Written problem:
Quote each line of the material verbatim, without the pictures.

################

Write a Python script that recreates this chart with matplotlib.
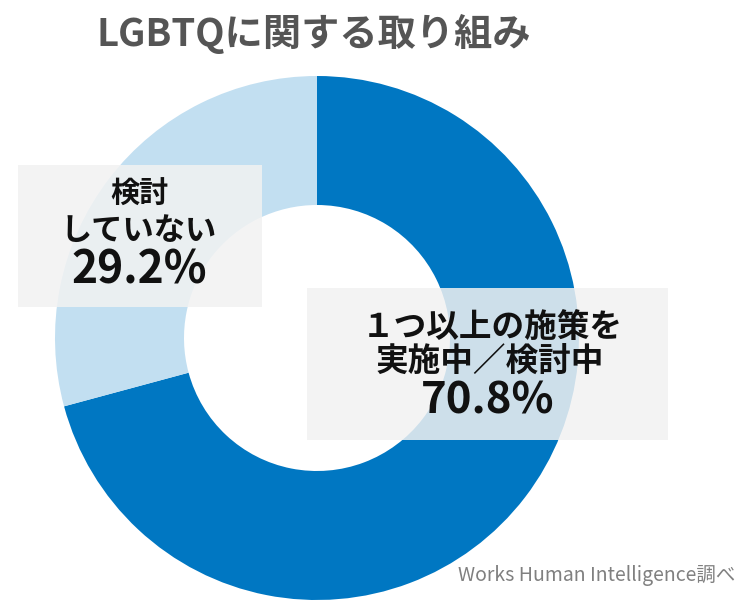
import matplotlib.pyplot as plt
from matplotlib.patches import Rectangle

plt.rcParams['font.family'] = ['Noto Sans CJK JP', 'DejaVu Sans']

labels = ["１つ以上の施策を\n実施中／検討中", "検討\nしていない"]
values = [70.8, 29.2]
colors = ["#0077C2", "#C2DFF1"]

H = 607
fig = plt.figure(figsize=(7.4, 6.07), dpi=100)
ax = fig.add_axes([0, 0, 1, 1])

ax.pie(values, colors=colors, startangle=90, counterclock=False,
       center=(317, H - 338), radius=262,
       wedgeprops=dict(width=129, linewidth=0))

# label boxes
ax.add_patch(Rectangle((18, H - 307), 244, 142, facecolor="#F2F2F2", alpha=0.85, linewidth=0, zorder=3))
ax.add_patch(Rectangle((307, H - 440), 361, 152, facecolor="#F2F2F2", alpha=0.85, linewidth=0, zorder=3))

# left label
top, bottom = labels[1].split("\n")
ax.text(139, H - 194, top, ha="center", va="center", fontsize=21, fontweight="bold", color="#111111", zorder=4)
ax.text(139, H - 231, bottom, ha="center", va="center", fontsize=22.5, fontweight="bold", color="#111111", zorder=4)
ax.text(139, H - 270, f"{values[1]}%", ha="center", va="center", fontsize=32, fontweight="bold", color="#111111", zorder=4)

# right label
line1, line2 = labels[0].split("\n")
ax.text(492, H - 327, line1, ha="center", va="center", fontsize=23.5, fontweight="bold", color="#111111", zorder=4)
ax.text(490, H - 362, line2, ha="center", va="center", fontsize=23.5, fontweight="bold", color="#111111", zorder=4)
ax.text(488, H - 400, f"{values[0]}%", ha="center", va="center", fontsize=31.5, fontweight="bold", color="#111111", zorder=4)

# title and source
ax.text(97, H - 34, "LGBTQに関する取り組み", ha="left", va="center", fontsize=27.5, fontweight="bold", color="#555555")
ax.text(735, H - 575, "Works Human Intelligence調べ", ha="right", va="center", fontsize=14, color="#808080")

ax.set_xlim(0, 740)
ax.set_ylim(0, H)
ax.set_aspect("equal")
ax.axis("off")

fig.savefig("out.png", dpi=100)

################

Answer to this task:
Write a Python script that recreates this chart with matplotlib.
import matplotlib.pyplot as plt
from matplotlib.patches import Rectangle

plt.rcParams['font.family'] = ['Noto Sans CJK JP', 'DejaVu Sans']

labels = ["１つ以上の施策を\n実施中／検討中", "検討\nしていない"]
values = [70.8, 29.2]
colors = ["#0077C2", "#C2DFF1"]

H = 607
fig = plt.figure(figsize=(7.4, 6.07), dpi=100)
ax = fig.add_axes([0, 0, 1, 1])

ax.pie(values, colors=colors, startangle=90, counterclock=False,
       center=(317, H - 338), radius=262,
       wedgeprops=dict(width=129, linewidth=0))

# label boxes
ax.add_patch(Rectangle((18, H - 307), 244, 142, facecolor="#F2F2F2", alpha=0.85, linewidth=0, zorder=3))
ax.add_patch(Rectangle((307, H - 440), 361, 152, facecolor="#F2F2F2", alpha=0.85, linewidth=0, zorder=3))

# left label
top, bottom = labels[1].split("\n")
ax.text(139, H - 194, top, ha="center", va="center", fontsize=21, fontweight="bold", color="#111111", zorder=4)
ax.text(139, H - 231, bottom, ha="center", va="center", fontsize=22.5, fontweight="bold", color="#111111", zorder=4)
ax.text(139, H - 270, f"{values[1]}%", ha="center", va="center", fontsize=32, fontweight="bold", color="#111111", zorder=4)

# right label
line1, line2 = labels[0].split("\n")
ax.text(492, H - 327, line1, ha="center", va="center", fontsize=23.5, fontweight="bold", color="#111111", zorder=4)
ax.text(490, H - 362, line2, ha="center", va="center", fontsize=23.5, fontweight="bold", color="#111111", zorder=4)
ax.text(488, H - 400, f"{values[0]}%", ha="center", va="center", fontsize=31.5, fontweight="bold", color="#111111", zorder=4)

# title and source
ax.text(97, H - 34, "LGBTQに関する取り組み", ha="left", va="center", fontsize=27.5, fontweight="bold", color="#555555")
ax.text(735, H - 575, "Works Human Intelligence調べ", ha="right", va="center", fontsize=14, color="#808080")

ax.set_xlim(0, 740)
ax.set_ylim(0, H)
ax.set_aspect("equal")
ax.axis("off")

fig.savefig("out.png", dpi=100)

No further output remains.